# Source material
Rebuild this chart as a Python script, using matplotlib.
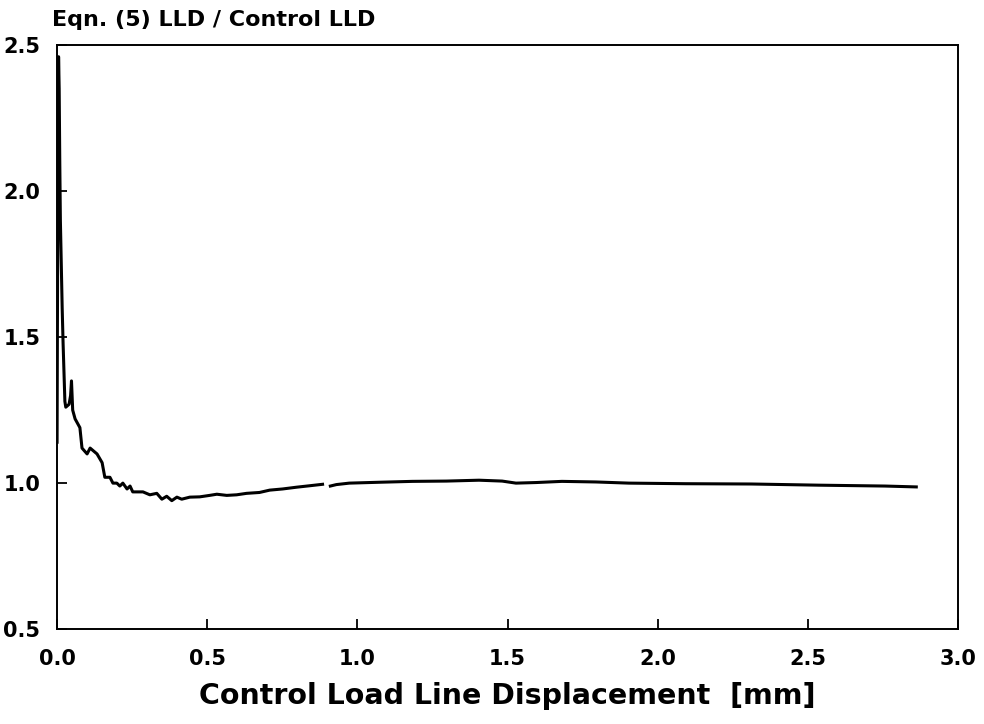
import numpy as np
import matplotlib
matplotlib.use("Agg")
import matplotlib.pyplot as plt

# values (x in mm, y = ratio), NaN marks the small gap in the trace
disp = [0.000, 0.001, 0.003, 0.005, 0.007, 0.009, 0.011, 0.014, 0.017, 0.020,
        0.023, 0.026, 0.029, 0.040, 0.045, 0.048, 0.052, 0.060, 0.076, 0.083,
        0.100, 0.110, 0.133, 0.150, 0.159, 0.176, 0.186, 0.199, 0.209, 0.219,
        0.233, 0.243, 0.252, 0.269, 0.286, 0.309, 0.332, 0.349, 0.365, 0.382,
        0.399, 0.415, 0.442, 0.475, 0.508, 0.532, 0.565, 0.598, 0.631, 0.674,
        0.708, 0.751, 0.797, 0.841, 0.884, 0.895, 0.910, 0.930, 0.973, 1.073,
        1.183, 1.296, 1.405, 1.482, 1.528, 1.595, 1.681, 1.794, 1.904, 2.093,
        2.312, 2.535, 2.757, 2.861]
ratio = [1.14, 1.50, 2.10, 2.46, 2.35, 2.10, 1.90, 1.75, 1.60, 1.48,
         1.38, 1.28, 1.26, 1.27, 1.30, 1.35, 1.25, 1.22, 1.19, 1.12,
         1.10, 1.12, 1.10, 1.07, 1.02, 1.02, 1.00, 1.00, 0.99, 1.00,
         0.98, 0.99, 0.97, 0.97, 0.97, 0.96, 0.965, 0.945, 0.955, 0.94,
         0.952, 0.945, 0.952, 0.953, 0.958, 0.962, 0.958, 0.960, 0.965, 0.968,
         0.976, 0.980, 0.986, 0.991, 0.996, np.nan, 0.990, 0.995, 1.000, 1.003,
         1.006, 1.007, 1.010, 1.007, 1.000, 1.002, 1.006, 1.004, 1.000, 0.998,
         0.997, 0.993, 0.990, 0.987]

x_ticks = [0.0, 0.5, 1.0, 1.5, 2.0, 2.5, 3.0]
y_ticks = [0.5, 1.0, 1.5, 2.0, 2.5]

plt.rcParams['font.family'] = ['DejaVu Sans']
plt.rcParams['font.weight'] = 'bold'

fig = plt.figure(figsize=(9.84, 7.24), dpi=100)
ax = fig.add_axes([0.058, 0.131, 0.9156, 0.8068])

ax.plot(disp, ratio, color='black', lw=2.2)

ax.set_xlim(0, 3.0)
ax.set_ylim(0.5, 2.5)
ax.set_xticks(x_ticks)
ax.set_yticks(y_ticks)
ax.set_xticklabels([f"{v:.1f}" for v in x_ticks], fontsize=15, fontweight='bold')
ax.set_yticklabels([f"{v:.1f}" for v in y_ticks], fontsize=15, fontweight='bold')
ax.tick_params(axis='both', direction='in', length=7, width=1.3)
ax.tick_params(axis='x', pad=14)
ax.tick_params(axis='y', pad=12)
for s in ax.spines.values():
    s.set_linewidth(1.4)

ax.set_xlabel("Control Load Line Displacement  [mm]", fontsize=20.5, fontweight='bold', labelpad=10)
fig.text(0.053, 0.972, "Eqn. (5) LLD / Control LLD", fontsize=16, fontweight='bold',
         ha='left', va='center')

fig.savefig("out.png", dpi=100)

# Task statement
Output an exact copy of the material, with the pictures removed.

# Output
Rebuild this chart as a Python script, using matplotlib.
import numpy as np
import matplotlib
matplotlib.use("Agg")
import matplotlib.pyplot as plt

# values (x in mm, y = ratio), NaN marks the small gap in the trace
disp = [0.000, 0.001, 0.003, 0.005, 0.007, 0.009, 0.011, 0.014, 0.017, 0.020,
        0.023, 0.026, 0.029, 0.040, 0.045, 0.048, 0.052, 0.060, 0.076, 0.083,
        0.100, 0.110, 0.133, 0.150, 0.159, 0.176, 0.186, 0.199, 0.209, 0.219,
        0.233, 0.243, 0.252, 0.269, 0.286, 0.309, 0.332, 0.349, 0.365, 0.382,
        0.399, 0.415, 0.442, 0.475, 0.508, 0.532, 0.565, 0.598, 0.631, 0.674,
        0.708, 0.751, 0.797, 0.841, 0.884, 0.895, 0.910, 0.930, 0.973, 1.073,
        1.183, 1.296, 1.405, 1.482, 1.528, 1.595, 1.681, 1.794, 1.904, 2.093,
        2.312, 2.535, 2.757, 2.861]
ratio = [1.14, 1.50, 2.10, 2.46, 2.35, 2.10, 1.90, 1.75, 1.60, 1.48,
         1.38, 1.28, 1.26, 1.27, 1.30, 1.35, 1.25, 1.22, 1.19, 1.12,
         1.10, 1.12, 1.10, 1.07, 1.02, 1.02, 1.00, 1.00, 0.99, 1.00,
         0.98, 0.99, 0.97, 0.97, 0.97, 0.96, 0.965, 0.945, 0.955, 0.94,
         0.952, 0.945, 0.952, 0.953, 0.958, 0.962, 0.958, 0.960, 0.965, 0.968,
         0.976, 0.980, 0.986, 0.991, 0.996, np.nan, 0.990, 0.995, 1.000, 1.003,
         1.006, 1.007, 1.010, 1.007, 1.000, 1.002, 1.006, 1.004, 1.000, 0.998,
         0.997, 0.993, 0.990, 0.987]

x_ticks = [0.0, 0.5, 1.0, 1.5, 2.0, 2.5, 3.0]
y_ticks = [0.5, 1.0, 1.5, 2.0, 2.5]

plt.rcParams['font.family'] = ['DejaVu Sans']
plt.rcParams['font.weight'] = 'bold'

fig = plt.figure(figsize=(9.84, 7.24), dpi=100)
ax = fig.add_axes([0.058, 0.131, 0.9156, 0.8068])

ax.plot(disp, ratio, color='black', lw=2.2)

ax.set_xlim(0, 3.0)
ax.set_ylim(0.5, 2.5)
ax.set_xticks(x_ticks)
ax.set_yticks(y_ticks)
ax.set_xticklabels([f"{v:.1f}" for v in x_ticks], fontsize=15, fontweight='bold')
ax.set_yticklabels([f"{v:.1f}" for v in y_ticks], fontsize=15, fontweight='bold')
ax.tick_params(axis='both', direction='in', length=7, width=1.3)
ax.tick_params(axis='x', pad=14)
ax.tick_params(axis='y', pad=12)
for s in ax.spines.values():
    s.set_linewidth(1.4)

ax.set_xlabel("Control Load Line Displacement  [mm]", fontsize=20.5, fontweight='bold', labelpad=10)
fig.text(0.053, 0.972, "Eqn. (5) LLD / Control LLD", fontsize=16, fontweight='bold',
         ha='left', va='center')

fig.savefig("out.png", dpi=100)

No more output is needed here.